In the Meantime - Terror Raids in the Workplace Continue
Workplace assaults targeting immigrants continue as part of a generational war on labor including the right of workers to organize and bargain on equal terms with management. They're also part of the Bush administration's campaign for a government-controlled (exploitative) new bracero guest worker program explained by DHS secretary Michael Chertoff's message (through the media) to Congress for the need for "stronger border security, effective interior enforcement and a temporary-worker program (because) businesses (needing) foreign workers....can't otherwise satisfy their labor needs (so government must help out with) a 'regulated' program." He also told reporters in Mexico City February 16...."total immigration reform (addressing) migrants is actually an enforcement enabler because it lets us focus more on the people that we don't want....criminals and dangerous folks" - racist code language aimed at Latinos. It's meant to sanction DHS/ICE detentions and deportations and allow employers the right to abuse and fire Latino workers on any pretext as part of an endgame strategy, Operation Wetback-style.
The plan is a shocker. It's to mass-remove an estimated 12 million undocumented immigrants by 2012 while allowing others under captive contacts to stay as exploitable guest workers. This was what immigration reform legislation was all about in 2006 to be repeated when debate begins again in both Houses and a final bill emerges showing both parties support corporate interests and will affirm their right to exploit all working people, starting with guest workers. Part of it includes Chertoff and ICE assistant sectretary Julie Myers unleashing a paramilitary-style reign of terror against so-called illegals or undocumented immigrants in the workplace aimed at easy-to-target Latinos. Both parties want to assure businesses have a large exploitable documented temporary worker pool they can use as needed, abuse as they wish, underpay, deny benefits and above all use as a wedge to destroy organized labor and the rights of all working people in the country.
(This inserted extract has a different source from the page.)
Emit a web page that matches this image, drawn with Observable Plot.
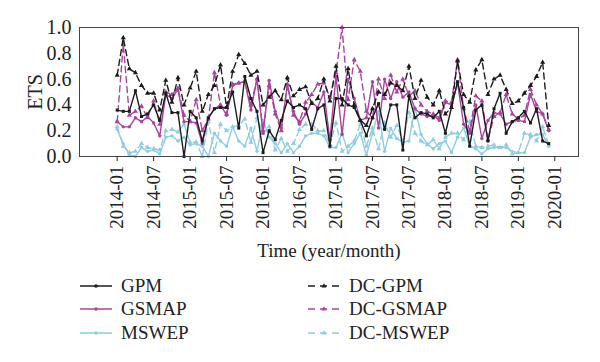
<!DOCTYPE html>
<html>
<head>
<meta charset="utf-8">
<script src="https://cdn.jsdelivr.net/npm/d3@7"></script>
<script src="https://cdn.jsdelivr.net/npm/@observablehq/plot@0.6"></script>
<style>
  html, body { margin: 0; padding: 0; background: #fff; }
  body { width: 600px; height: 362px; overflow: hidden; font-family: "Liberation Serif", "DejaVu Serif", serif; }
  #legend { position: relative; height: 96px; font-size: 19px; color: #222; }
  .item { position: absolute; display: flex; align-items: center; height: 22px; }
  .item svg { margin-right: 9px; }
</style>
</head>
<body>
<div id="chart"></div>
<div id="legend"></div>
<script>
const tickLabels = ["2014-01","2014-07","2015-01","2015-07","2016-01","2016-07","2017-01","2017-07","2017-07","2018-01","2018-07","2019-01","2020-01"];

const gpm = [0.36,0.35,0.35,0.51,0.31,0.33,0.40,0.28,0.49,0.34,0.34,0.00,
  0.35,0.30,0.12,0.30,0.37,0.38,0.38,0.50,0.22,0.62,0.45,0.35,
  0.03,0.20,0.13,0.28,0.43,0.38,0.40,0.37,0.21,0.37,0.40,0.08,
  0.45,0.45,0.40,0.38,0.28,0.16,0.30,0.41,0.21,0.40,0.40,0.05,
  0.47,0.30,0.34,0.33,0.30,0.35,0.18,0.38,0.58,0.38,0.08,0.36,
  0.40,0.12,0.37,0.49,0.18,0.27,0.30,0.35,0.26,0.37,0.12,0.10];
const gsmap = [0.27,0.23,0.23,0.30,0.27,0.31,0.26,0.16,0.48,0.45,0.52,0.27,
  0.27,0.26,0.10,0.30,0.37,0.40,0.32,0.55,0.57,0.58,0.36,0.60,
  0.18,0.59,0.35,0.22,0.55,0.35,0.25,0.33,0.42,0.38,0.50,0.13,
  0.62,0.17,0.60,0.45,0.28,0.30,0.58,0.22,0.60,0.45,0.58,0.46,
  0.50,0.37,0.33,0.31,0.32,0.28,0.42,0.40,0.57,0.25,0.18,0.40,
  0.14,0.28,0.34,0.33,0.25,0.27,0.28,0.27,0.48,0.35,0.33,0.20];
const mswep = [0.21,0.10,0.01,0.00,0.07,0.04,0.05,0.02,0.15,0.16,0.12,0.15,
  0.09,0.10,0.08,0.00,0.18,0.12,0.08,0.23,0.12,0.08,0.22,0.04,
  0.28,0.15,0.10,0.03,0.10,0.03,0.08,0.16,0.18,0.18,0.16,0.07,
  0.07,0.18,0.03,0.10,0.18,0.01,0.18,0.35,0.04,0.22,0.14,0.11,
  0.12,0.38,0.17,0.10,0.06,0.10,0.12,0.03,0.15,0.22,0.08,0.06,
  0.02,0.06,0.07,0.07,0.07,0.04,0.03,0.03,0.15,0.17,0.17,0.08];
const dcGpm = [0.63,0.92,0.68,0.65,0.55,0.49,0.49,0.36,0.59,0.42,0.61,0.40,
  0.53,0.66,0.35,0.48,0.55,0.71,0.38,0.66,0.79,0.72,0.63,0.66,
  0.40,0.46,0.51,0.44,0.61,0.47,0.52,0.54,0.41,0.45,0.60,0.43,
  0.70,0.40,0.68,0.40,0.28,0.24,0.37,0.50,0.48,0.57,0.55,0.51,
  0.70,0.45,0.59,0.46,0.40,0.51,0.33,0.38,0.74,0.48,0.42,0.67,
  0.75,0.48,0.60,0.63,0.52,0.41,0.43,0.49,0.55,0.62,0.73,0.24];
const dcGsmap = [0.27,0.87,0.32,0.35,0.39,0.30,0.43,0.25,0.50,0.48,0.53,0.32,
  0.27,0.44,0.20,0.29,0.65,0.40,0.33,0.56,0.57,0.58,0.40,0.60,
  0.20,0.55,0.33,0.20,0.56,0.32,0.27,0.42,0.48,0.56,0.57,0.46,
  0.65,1.00,0.44,0.75,0.66,0.35,0.30,0.60,0.45,0.63,0.50,0.60,
  0.47,0.51,0.40,0.35,0.33,0.30,0.43,0.42,0.75,0.37,0.20,0.47,
  0.43,0.13,0.31,0.34,0.48,0.33,0.29,0.32,0.52,0.40,0.33,0.21];
const dcMswep = [0.23,0.08,0.03,0.04,0.10,0.07,0.06,0.05,0.20,0.21,0.19,0.25,
  0.11,0.11,0.00,0.27,0.03,0.25,0.20,0.23,0.24,0.29,0.11,0.30,
  0.18,0.23,0.05,0.14,0.04,0.10,0.21,0.25,0.25,0.20,0.20,0.09,
  0.26,0.04,0.08,0.12,0.25,0.08,0.22,0.06,0.26,0.15,0.24,0.12,
  0.34,0.18,0.12,0.09,0.13,0.06,0.15,0.18,0.18,0.13,0.27,0.08,
  0.07,0.08,0.09,0.07,0.09,0.02,0.03,0.18,0.17,0.12,0.23,0.09];

const BLACK = "#1c1c1c", MAG = "#a8449e", BLUE = "#8ecde2";
const series = [
  {name: "GPM", values: gpm, color: BLACK, dash: null, symbol: "square"},
  {name: "GSMAP", values: gsmap, color: MAG, dash: null, symbol: "circle"},
  {name: "MSWEP", values: mswep, color: BLUE, dash: null, symbol: "circle"},
  {name: "DC-GPM", values: dcGpm, color: BLACK, dash: "6,4", symbol: "triangle"},
  {name: "DC-GSMAP", values: dcGsmap, color: MAG, dash: "6,4", symbol: "triangle"},
  {name: "DC-MSWEP", values: dcMswep, color: BLUE, dash: "6,4", symbol: "triangle"}
];
// draw order: light blue first, then magenta, then black on top
const order = [2, 5, 1, 4, 0, 3];

const marks = [];
for (const k of order) {
  const s = series[k];
  const data = s.values.map((v, i) => ({i, v}));
  marks.push(Plot.line(data, {x: "i", y: "v", stroke: s.color, strokeWidth: 1.4, strokeDasharray: s.dash || undefined}));
  marks.push(Plot.dot(data, {x: "i", y: "v", fill: s.color, stroke: "none", symbol: s.symbol, r: s.symbol === "triangle" ? 1.9 : 1.7}));
}

const chart = Plot.plot({
  width: 600,
  height: 266,
  marginLeft: 79,
  marginRight: 22,
  marginTop: 27,
  marginBottom: 110,
  style: {fontFamily: "'Liberation Serif', 'DejaVu Serif', serif", fontSize: "19px", color: "#222", background: "#fff"},
  x: {type: "linear", domain: [-6.2, 75.9]},
  y: {domain: [0, 1]},
  marks: [
    Plot.axisY({ticks: d3.range(0, 1.01, 0.2), tickFormat: d3.format(".1f"), tickSize: 0, tickPadding: 8, fontSize: 20,
      label: "ETS", labelArrow: "none", labelAnchor: "center", labelOffset: 52}),
    Plot.axisX({ticks: d3.range(0, 73, 6), tickFormat: (d) => tickLabels[d / 6], tickRotate: -90, tickSize: 5, tickPadding: 4, fontSize: 19,
      label: "Time (year/month)", labelArrow: "none", labelAnchor: "center", labelOffset: 100}),
    ...marks,
    Plot.frame({stroke: "#444", strokeWidth: 1})
  ]
});
document.getElementById("chart").appendChild(chart);

// legend
const legend = d3.select("#legend");
const pos = [[80, 9], [80, 32], [80, 56], [308, 9], [308, 32], [308, 56]];
series.forEach((s, k) => {
  const item = legend.append("div").attr("class", "item").style("left", pos[k][0] + "px").style("top", pos[k][1] + "px");
  const svg = item.append("svg").attr("width", 32).attr("height", 10);
  svg.append("line").attr("x1", 0).attr("x2", 32).attr("y1", 5).attr("y2", 5)
    .attr("stroke", s.color).attr("stroke-width", 1.5).attr("stroke-dasharray", s.dash ? "7,5" : null);
  const sym = s.symbol === "triangle" ? d3.symbolTriangle : d3.symbolCircle;
  svg.append("path").attr("d", d3.symbol(sym, 10)()).attr("transform", "translate(16,5)").attr("fill", s.color);
  item.append("span").text(s.name);
});
</script>
</body>
</html>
This is what the racist war on immigrants is all about. It's to empower employers by creating a workplace of unempowered serfs including US citizens with few or no rights or job security at the mercy of business to hire and fire at will and treat their employees as they wish written into the law of the land. It's to create a "bracero America," corporate America's wet dream.
The Bush administration is using high-profile workplace assaults as a sinister strategy to get it. Complicit with them are the corporate media trumpeting the message that desperate Latinos here for jobs to replace ones NAFTA destroyed are threats to national security. It happened last December 12 in the largest ever workplace raid when ICE storm troops swooped in on Colorado-based Swift & Company targeting six of its plants. Agents rounded up 1282 allegedly undocumented immigrant workers, including 170 accused of identity theft, detained them at the plants, then bussed them across state lines to be processed with most later released far from home. The raids were vicious and racist as are all others around the country targeting immigrants of color. The Hispanic National Bar Association reported December 18 "non-Latinos and light-skinned employees were provided blue wristbands which exempted them from questioning, while Latinos, persons perceived to be of Hispanic or Latino origin, underwent immigration processing (the notion being that) all persons perceived to be Latinos are illegal."